Three years later Philip and Edna return to Australia. Edna loses a trinket, which one of the school children find and return to Sylvia. She advertises it and Edna's nurse draws Philip's attention to it. He and Edna visit the school and are reunited with Sylvia.

== Cast ==
- Lottie Lyell as Sylvia Grey
- Augustus Neville as Philip Maxwell
- Frank Harcourt as Black Dan Bryce
- Bert Harvey as Dan gang member
- DL Dalziel as Dan gang member
- D Sweeney as Dan gang member
- G Flinn as bushman
- Fred Twitcham as bushman
- Arthur Steel as bushman
- Joe Hamilton as Mat Davis
- Lois Cumming as Jenny
- Little Annie Gentile as Little Edna
- Arno the horse

==Production==
The film was shot in and around Sydney using many of the cast who had appeared in Longford's earlier movies.

Advertising said the film was "an original picture suggested and worked on by one of Spencer's staff, played by artists of their own selection, and photographed by their own operators, who have acquired a reputation for turning out the best cinematograph work in the commonwealth."

==Reception==
===Box office===
The film was well received by critics and the public, screening throughout Australia and reportedly attracting good crowds.

===Critical===
The Bulletin film critic said:
The scenes are local and easily recognisable, and the plot is spread over a good deal of ground, including a good picture of the departure of an Orient boat from the Quay... The acting and mountings show an improvement on the previous pictures; plainly the Spencer co. means to hold its own with Yankee and European.
The Sydney Morning Herald said the film was "not wanting in either dramatic strength or love interest. The principal sensations are the blasting explosion, the hero being gradually drowned by the rising tide, and a big fire scene. Many beautiful Australian scenic settings have been introduced."
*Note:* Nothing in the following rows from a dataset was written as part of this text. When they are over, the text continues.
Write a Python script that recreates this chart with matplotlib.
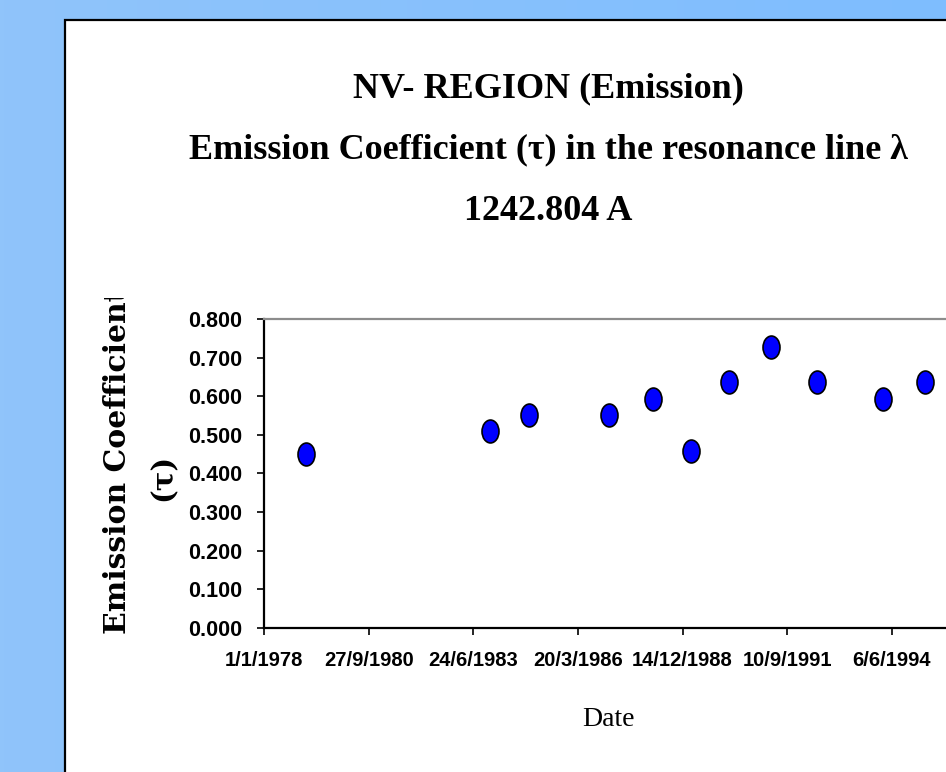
import numpy as np
import matplotlib.pyplot as plt
import matplotlib.dates as mdates
from matplotlib.path import Path
from matplotlib.patches import Rectangle
from matplotlib.colors import LinearSegmentedColormap
from matplotlib.transforms import Bbox, TransformedBbox
from datetime import datetime

obs_dates = ["1979-02-03", "1983-11-30", "1984-12-03", "1987-01-06", "1988-03-02",
             "1989-03-02", "1990-03-03", "1991-04-12", "1992-06-18", "1994-03-10",
             "1995-04-15"]
tau = [0.45, 0.51, 0.55, 0.55, 0.593, 0.457, 0.636, 0.727, 0.636, 0.593, 0.636]

date_ticks = ["1/1/1978", "27/9/1980", "24/6/1983", "20/3/1986",
              "14/12/1988", "10/9/1991", "6/6/1994"]
y_ticks = [0.0, 0.1, 0.2, 0.3, 0.4, 0.5, 0.6, 0.7, 0.8]

W, H = 946, 772
fig = plt.figure(figsize=(W / 100, H / 100), dpi=100)

# blue slide background + white chart panel
bg = fig.add_axes([0, 0, 1, 1], zorder=-10)
grad = np.linspace(0, 1, 256).reshape(1, -1)
cmap = LinearSegmentedColormap.from_list("bg", ["#90C4FA", "#7EBDFF"])
bg.imshow(grad, aspect='auto', cmap=cmap, extent=[0, 1, 0, 1])
bg.add_patch(Rectangle((65 / W, -0.1), 1.2, (H - 20) / H + 0.1,
                       facecolor='white', edgecolor='black', lw=1.6))
bg.set_xlim(0, 1)
bg.set_ylim(0, 1)
bg.axis('off')

ax = fig.add_axes([264 / W, (H - 627.7) / H, (952 - 264) / W, (627.7 - 319) / H])
ax.patch.set_alpha(0)

x = mdates.date2num([datetime.strptime(d, "%Y-%m-%d") for d in obs_dates])
circ = Path.unit_circle()
ellipse = Path(circ.vertices * [0.74, 1.0], circ.codes)
ax.plot(x, tau, linestyle='none', marker=ellipse, ms=16.5,
        mfc='#0000FF', mec='black', mew=1.2, clip_on=False)

tick_pos = mdates.date2num([datetime.strptime(d, "%d/%m/%Y") for d in date_ticks])
ax.set_xticks(tick_pos)
ax.set_xticklabels(date_ticks)
ax.set_xlim(mdates.date2num(datetime(1978, 1, 1)), mdates.date2num(datetime(1996, 1, 1)))
ax.set_ylim(0, 0.8)
ax.set_yticks(y_ticks)
ax.set_yticklabels(["%.3f" % v for v in y_ticks])

for lab in ax.get_xticklabels() + ax.get_yticklabels():
    lab.set_fontfamily('Liberation Sans')
    lab.set_fontweight('bold')
ax.tick_params(axis='both', direction='out', length=5, width=1.2, color='black')
ax.tick_params(axis='y', pad=11, labelsize=15.5)
ax.tick_params(axis='x', pad=12, labelsize=14.5)

ax.spines['left'].set_linewidth(1.6)
ax.spines['bottom'].set_linewidth(1.6)
ax.spines['top'].set_color('#8C8C8C')
ax.spines['top'].set_linewidth(1.6)
ax.spines['right'].set_visible(False)

# titles
title_kw = dict(ha='center', va='baseline', fontsize=26, fontweight='bold',
                family='Liberation Serif')
fig.text(548 / W, (H - 97) / H, "NV- REGION (Emission)", **title_kw)
fig.text(548 / W, (H - 158) / H, "Emission Coefficient (\u03c4) in the resonance line \u03bb", **title_kw)
fig.text(548 / W, (H - 220) / H, "1242.804 A", **title_kw)

fig.text(608 / W, (H - 720) / H, "Date", ha='center', va='center', fontsize=20,
         family='Liberation Serif')

# y axis title (clipped at the top, as in the original)
yl = fig.text(117 / W, (H - 634) / H, "Emission Coefficient", rotation=90,
              ha='center', va='bottom', fontsize=21.5, fontweight='bold', family='DejaVu Serif')
yl.set_clip_on(True)
yl.set_clip_box(TransformedBbox(Bbox.from_extents(0, 0, 1, (H - 298) / H), fig.transFigure))
fig.text(163 / W, (H - 477) / H, "(\u03c4)", rotation=90, ha='center', va='center',
         fontsize=21, fontweight='bold', family='DejaVu Serif')

fig.savefig("out.png", dpi=100)
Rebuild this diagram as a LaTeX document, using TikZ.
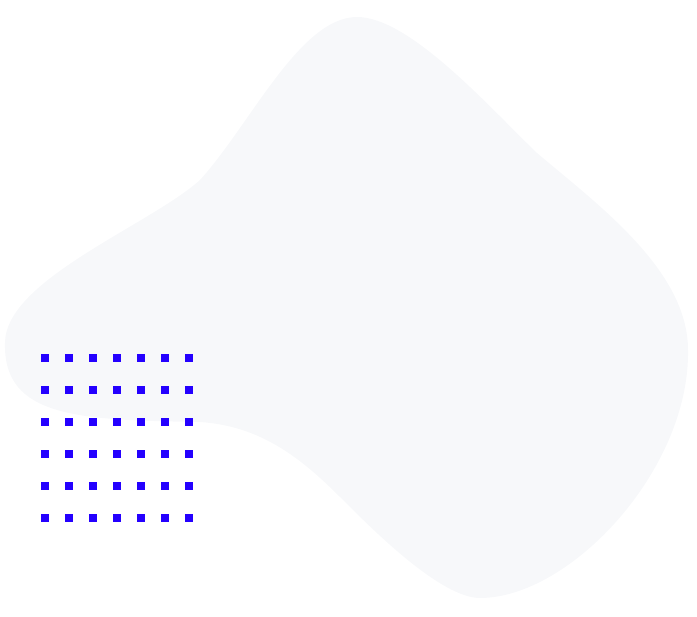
\documentclass[tikz,border=0pt]{standalone}
\definecolor{blobgray}{RGB}{247,248,250}
\definecolor{dotblue}{RGB}{36,0,255}
\begin{document}
\begin{tikzpicture}[x=1pt,y=-1pt,
  dotsq/.style={fill=dotblue,draw=none}]
\useasboundingbox (0,0) rectangle (697,617);
\fill[blobgray] (357,17)
  .. controls (410,17) and (490,108) .. (537,153)
  .. controls (597,204) and (688,270) .. (688,350)
  .. controls (690,470) and (570,598) .. (480,598)
  .. controls (440,598) and (370,527) .. (340,497)
  .. controls (300,457) and (260,426) .. (200,422)
  .. controls (80,420) and (3,418) .. (5,343)
  .. controls (5,280) and (150,225) .. (200,180)
  .. controls (250,125) and (300,17) .. (357,17) -- cycle;
\foreach \i in {0,...,6}{
  \foreach \j in {0,...,5}{
    \fill[dotsq] ({41+24*\i},{354+32*\j}) rectangle ++(8,8);
  }
}
\end{tikzpicture}
\end{document}
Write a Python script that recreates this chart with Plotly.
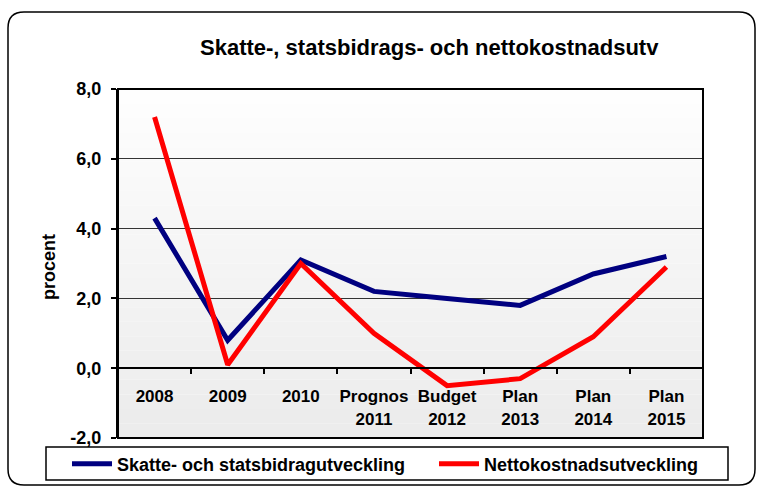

The Perth Daily News said it was "worthy to rank with the best productions of the leading American or European firms."

However the critic from the Perth Sunday Times thought the movie should have ended where the hero was rescued from the flood:
Instead of which, probably having a lot more inoffensive celluloid left, Spencer extended the drama to maudlin limits and completely spoiled the story. Likewise the photography in the latter part was of decidedly an amateurish calibre, and completely out of harmony with the first portion. It seems to this print as if the original photographer had grown weary of his work and had gone home and left his understudy to do the fag end of the fake.